NTE 2005 - Sunday 11 Dec
Sunday was a pretty short day, sadly concluding our stint with St John’s Ashfield.
We awoke early to make it to the ‘classic’ or ‘traditional’ 8am service, which was run using AAPB (An Australian Prayer Book). It was vastly different to the church services at ND that I’m used to, especially the way communion was run. Communion was taken at the front of the hall, and bread was distributed by Katay to parishoners kneeling on a bench. Thankfully there were cushions. The ‘wine’ of communion was actual real red wine, so I pretended to drink it when it was passed around. Yes, one cup was shared amongst everyone (well, two to be precise to make the whole deal more efficient), with the ministers wiping the mouth of the cup after every sip. Not my cup of tea. I wonder what P-plate drivers do, if they need to drive away afterwards? Old hymns were sung from the hymn book accompanied by moving organ music, and Dan gave his testimony. A musically-talented bunch from our team sand In Christ Alone during communion and escaped the shared cup. I met a lady called Joyce who turned out to be one of the exam supervisors at USyd, and she recounted a few interesting stories from her time invigilating exams.

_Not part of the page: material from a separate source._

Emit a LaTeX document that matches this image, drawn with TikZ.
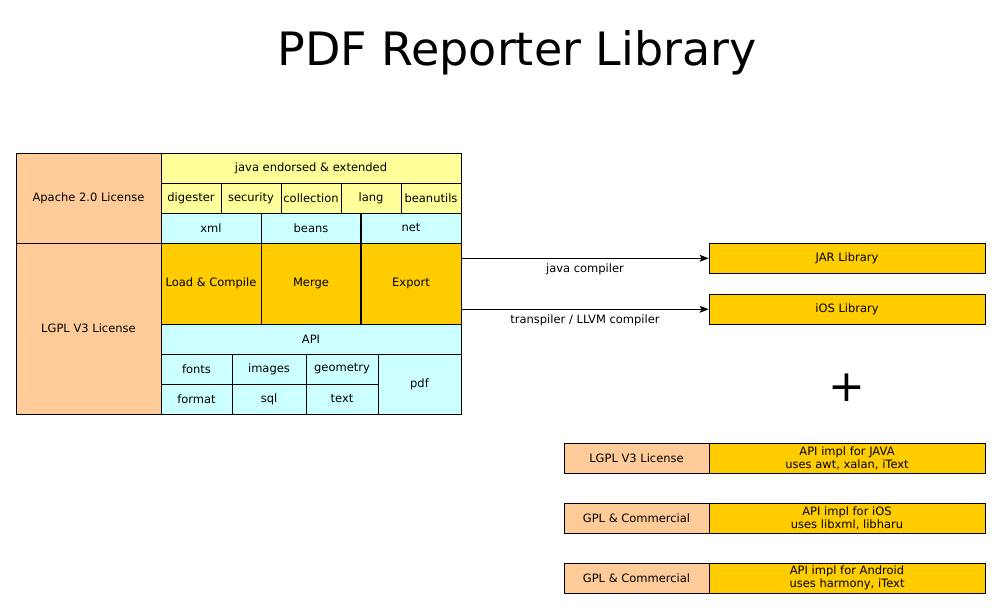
\documentclass[tikz,border=0pt]{standalone}
\usepackage{fontspec}
\setmainfont{DejaVu Sans}
\usepackage{xcolor}
\usetikzlibrary{arrows.meta, positioning, calc}
\definecolor{peach}{HTML}{FFCC99}
\definecolor{paleyellow}{HTML}{FFFF99}
\definecolor{palecyan}{HTML}{CCFFFF}
\definecolor{gold}{HTML}{FFCC00}

\begin{document}
\begin{tikzpicture}[x=1pt, y=-1pt,
    every node/.style={inner sep=0pt, font=\fontsize{11.5}{13}\selectfont},
    cellbox/.style args={#1x#2}{draw, line width=0.8pt, minimum width=#1pt, minimum height=#2pt, align=center},
    arr/.style={-{Stealth[length=9pt, width=7pt, inset=2pt]}, line width=0.8pt}]
    \useasboundingbox (0,0) rectangle (1000,610);

    \node[font=\fontsize{46}{46}\selectfont, anchor=base] (title) at (517,65) {PDF Reporter Library};

    % licenses
    \node[cellbox=145x90, fill=peach] (apache) at (88.5,198) {Apache 2.0 License};
    \node[cellbox=145x171, fill=peach] (lgpl) at (88.5,328.5) {LGPL V3 License};

    % apache part
    \node[cellbox=300x30, fill=paleyellow] (endorsed) at (311,168) {java endorsed \& extended};
    \node[cellbox=60x30, fill=paleyellow] (digester) at (191,198) {digester};
    \node[cellbox=60x30, fill=paleyellow] (security) at (251,198) {security};
    \node[cellbox=60x30, fill=paleyellow] (collection) at (311,198) {collection};
    \node[cellbox=60x30, fill=paleyellow] (lang) at (371,198) {lang};
    \node[cellbox=60x30, fill=paleyellow] (beanutils) at (431,198) {beanutils};
    \node[cellbox=100x30, fill=palecyan] (xml) at (211,228) {xml};
    \node[cellbox=100x30, fill=palecyan] (beans) at (311,228) {beans};
    \node[cellbox=100x30, fill=palecyan] (net) at (411,228) {net};

    % lgpl part
    \node[cellbox=100x81, fill=gold] (load) at (211,283.5) {Load \& Compile};
    \node[cellbox=100x81, fill=gold] (merge) at (311,283.5) {Merge};
    \node[cellbox=100x81, fill=gold] (export) at (411,283.5) {Export};
    \node[cellbox=300x30, fill=palecyan] (api) at (311,339) {API};
    \node[cellbox=71x30, fill=palecyan] (fonts) at (196.5,369) {fonts};
    \node[cellbox=74x30, fill=palecyan] (images) at (269,369) {images};
    \node[cellbox=72x30, fill=palecyan] (geometry) at (342,369) {geometry};
    \node[cellbox=71x30, fill=palecyan] (format) at (196.5,399) {format};
    \node[cellbox=74x30, fill=palecyan] (sql) at (269,399) {sql};
    \node[cellbox=72x30, fill=palecyan] (text) at (342,399) {text};
    \node[cellbox=83x60, fill=palecyan] (pdf) at (419.5,384) {pdf};
    \draw[line width=1.7pt] (net.north west) -- (export.south west);

    % outputs
    \node[cellbox=276x30, fill=gold] (jar) at (847,258.3) {JAR Library};
    \node[cellbox=276x30, fill=gold] (ios) at (847,309.3) {iOS Library};
    \draw[arr] (export.east |- jar.west) -- node[below=5pt] (javac) {java compiler} (jar.west);
    \draw[arr] (export.east |- ios.west) -- node[below=5pt] (llvm) {transpiler / LLVM compiler} (ios.west);

    \node[font=\fontsize{44}{44}\selectfont] (plus) at (847,388) {+};

    % implementations
    \node[cellbox=145x30, fill=peach] (lic1) at (636.5,458) {LGPL V3 License};
    \node[cellbox=276x30, fill=gold] (impl1) at (847,458) {API impl for JAVA\\uses awt, xalan, iText};
    \node[cellbox=145x30, fill=peach] (lic2) at (636.5,518) {GPL \& Commercial};
    \node[cellbox=276x30, fill=gold] (impl2) at (847,518) {API impl for iOS\\uses libxml, libharu};
    \node[cellbox=145x30, fill=peach] (lic3) at (636.5,578) {GPL \& Commercial};
    \node[cellbox=276x30, fill=gold] (impl3) at (847,578) {API impl for Android\\uses harmony, iText};
\end{tikzpicture}
\end{document}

Katay gave a talk about Christmas, that it was better to receive than to give. Basically, Christ came to serve and not to be served (Mark 10:45), and so instead of trying to serve God to get his favour, Christ has already done the ultimate service for us so that we can get to God. We just need to accept and receive this.
The same sermon was preached at the 10am ‘family’ service, which was not as traditional-feeling in terms of the songs and even the attire of the ministers. Katay still wore the white dog-collar (I forget its official name) but no robes. The 10am service was smaller than the 8am service, and had a younger congregation. Grace was there, which was great, and she had questions about the sermon afterward, particularly what the word ransom meant. She was able to better understand what it meant that Jesus paid our ransom, and we were able to explain the gospel to her in broken Mandarin after she divulged that she had actually never been told the gospel. It was really encouraging to hear her say that she had learnt quite a bit over the last few days.
Katay also reminded Rachel and I after the service about the importance of building relationships as well as evangelising people, in response to us wanting to find a Mandarin-speaker to meet up with Grace to discuss things. I think often our tendency is to look at people as evangelistic fodder rather than real people with whom you need to build a relationship of mutual trust and love.
After a BBQ lunch and group photos, it was prayer time to conclude the past week at NTE and mission. Packing up was followed by group hugs and then goodbyes as people started trickling back to their cars for the drive home. Megan and I left together, and the GPS got us lost because an off-ramp was closed and it couldn’t appropriately accomodate for the situation.
Then it was back home for a lot of rest after a fantastically challenging, rewarding, eye-opening mission.